You can find yourself paralysed by simple choices.
Things like staring dumbly at a computer screen are fairly commonplace. Or, agonising over what to have for lunch.
Now, this is one of the surest signs of decision fatigue. It stops you from performing well, you miss deadlines, end up sacrificing sleep. Your work and personal life suffer. Procrastinating will send you on a downward spiral, avoid it at all costs.
Impulsiveness, although it’s not a bad thing, doesn’t always help.
The downside is that it can make you more impulsive, just to get jobs off the desk. That just leads to chaos and it might be time to reign things in.
How to get over decision fatigue
Understand how productive you are during the day. Look at your working patterns and make a conscious, active effort to reduce the number of small decisions you need to make.
You might find it depends on your industry. Apparently, writers are early birds and find their productivity peaks during the morning. Software developers, however, don’t hit peak productivity until 2 pm!
Here are a few tips for getting over decision fatigue.
Simplify the choices you need to make throughout the day.
Work smart, not hard. Eliminate unnecessary choices from your life. This could involve anything from simplifying your wardrobe to eating the same meal for breakfast every day. You could even try having the same daily morning routine. Basically, throw aside anything you consider as decisions you’d rather not make.

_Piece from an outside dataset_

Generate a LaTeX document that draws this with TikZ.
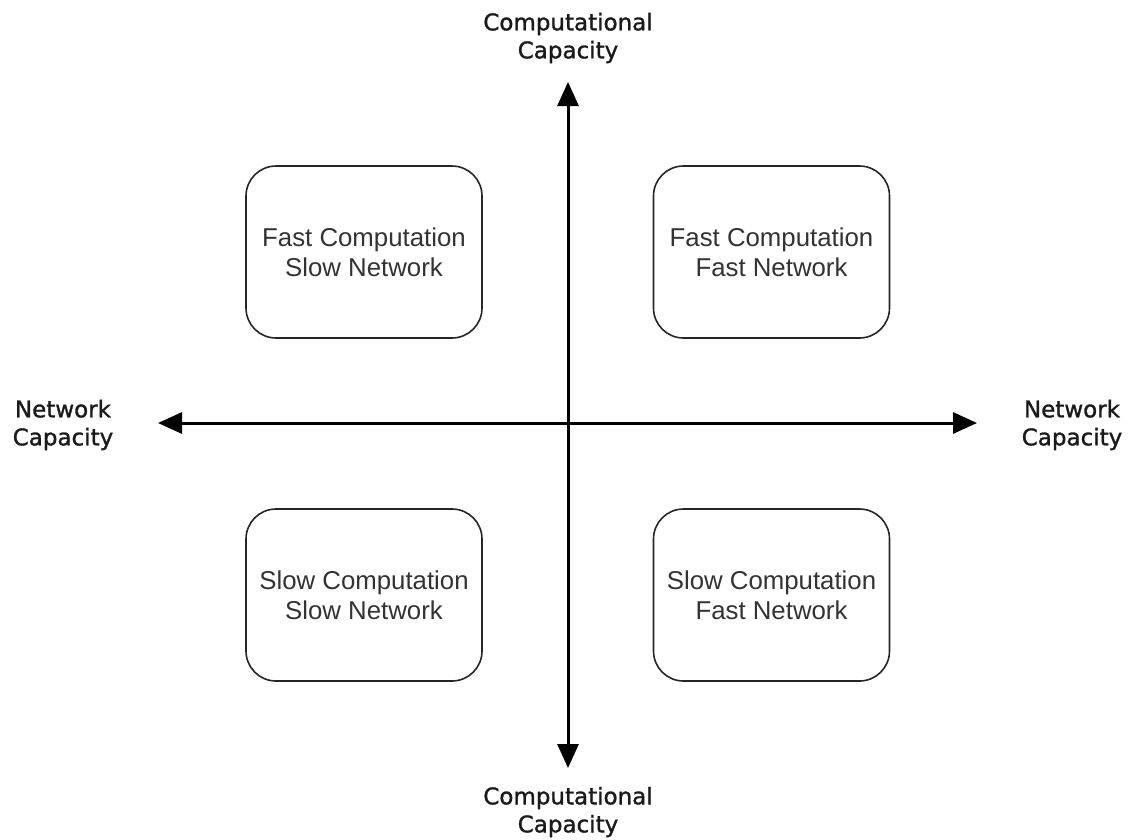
\documentclass[tikz,border=0pt]{standalone}
\usepackage{fontspec}
\setmainfont{Liberation Sans}
\newfontface\axisfont[FakeBold=1.2]{DejaVu Sans}
\usetikzlibrary{arrows.meta}
\definecolor{boxtext}{HTML}{333333}
\definecolor{axislabel}{HTML}{1A1A1A}
\begin{document}
\begin{tikzpicture}[x=1pt,y=-1pt,
  quadrant/.style={draw=black!85, line width=1.6pt, rounded corners=30pt,
    minimum width=236pt, minimum height=172pt, align=center,
    text=boxtext, font=\fontsize{25.8}{30}\selectfont},
  axisname/.style={align=center, text=axislabel,
    font=\axisfont\fontsize{23}{28}\selectfont},
  axisline/.style={line width=3pt,
    {Triangle[length=24pt,width=21pt]}-{Triangle[length=24pt,width=21pt]}}]
  \useasboundingbox (0,0) rectangle (1131,839);

  % axis end points
  \coordinate (west) at (158,423);
  \coordinate (east) at (977,423);
  \coordinate (north) at (568,82);
  \coordinate (south) at (568,768);

  \draw[axisline] (west) -- (east);
  \draw[axisline] (south) -- (north);

  % axis names
  \node[axisname] (ntop) at (568,38) {Computational\\Capacity};
  \node[axisname] (nbottom) at (568,812) {Computational\\Capacity};
  \node[axisname] (nleft) at (63,425) {Network\\Capacity};
  \node[axisname] (nright) at (1072,425) {Network\\Capacity};

  % quadrants
  \node[quadrant] (fs) at (364,252) {Fast Computation\\Slow Network};
  \node[quadrant] (ff) at (771.5,252) {Fast Computation\\Fast Network};
  \node[quadrant] (ss) at (364,595) {Slow Computation\\Slow Network};
  \node[quadrant] (sf) at (771.5,595) {Slow Computation\\Fast Network};
\end{tikzpicture}
\end{document}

Set honest priorities for earlier in the day.
Instead of using a to-do list, put stuff on a schedule that you want to get done. Set a conscious deadline for your tasks. Research shows that we are more productive in the mornings, so be sure to schedule your days to be top-heavy. Complete your most important tasks and make your most important decisions in the morning.
Focus on momentum, not willpower.
People think packing their days means they get a lot done, but that isn’t true. Avoid things like setting up back to back meetings, because even a single meeting can be exhausting. Remember that you don’t always need to complete your tasks to perfection. Sometimes it’s enough to simply get something done on time.
Decision fatigue makes us feel out of control.
And building momentum around tasks is one of the fastest ways to get that feeling of control back. If you can chain similar tasks together, there’s less chance you’ll be faced with having to “make the decision to get started.”
For each choice, determine if it’s consistent with your core values.
Identify the likely outcome and worst-case scenario, and determine how a decision will impact your resources. In other words, perform a cost/risk/benefit analysis of your choices – and avoid the ones that carry too high a cost or too much risk.
Decision fatigue can cripple the best of us. But, by learning to recognise the warning signs, establishing a decision-making framework, and cutting unnecessary choices out of your day, you can tackle it. And in so doing, you can ensure you’re more productive, more efficient, and more stress-free.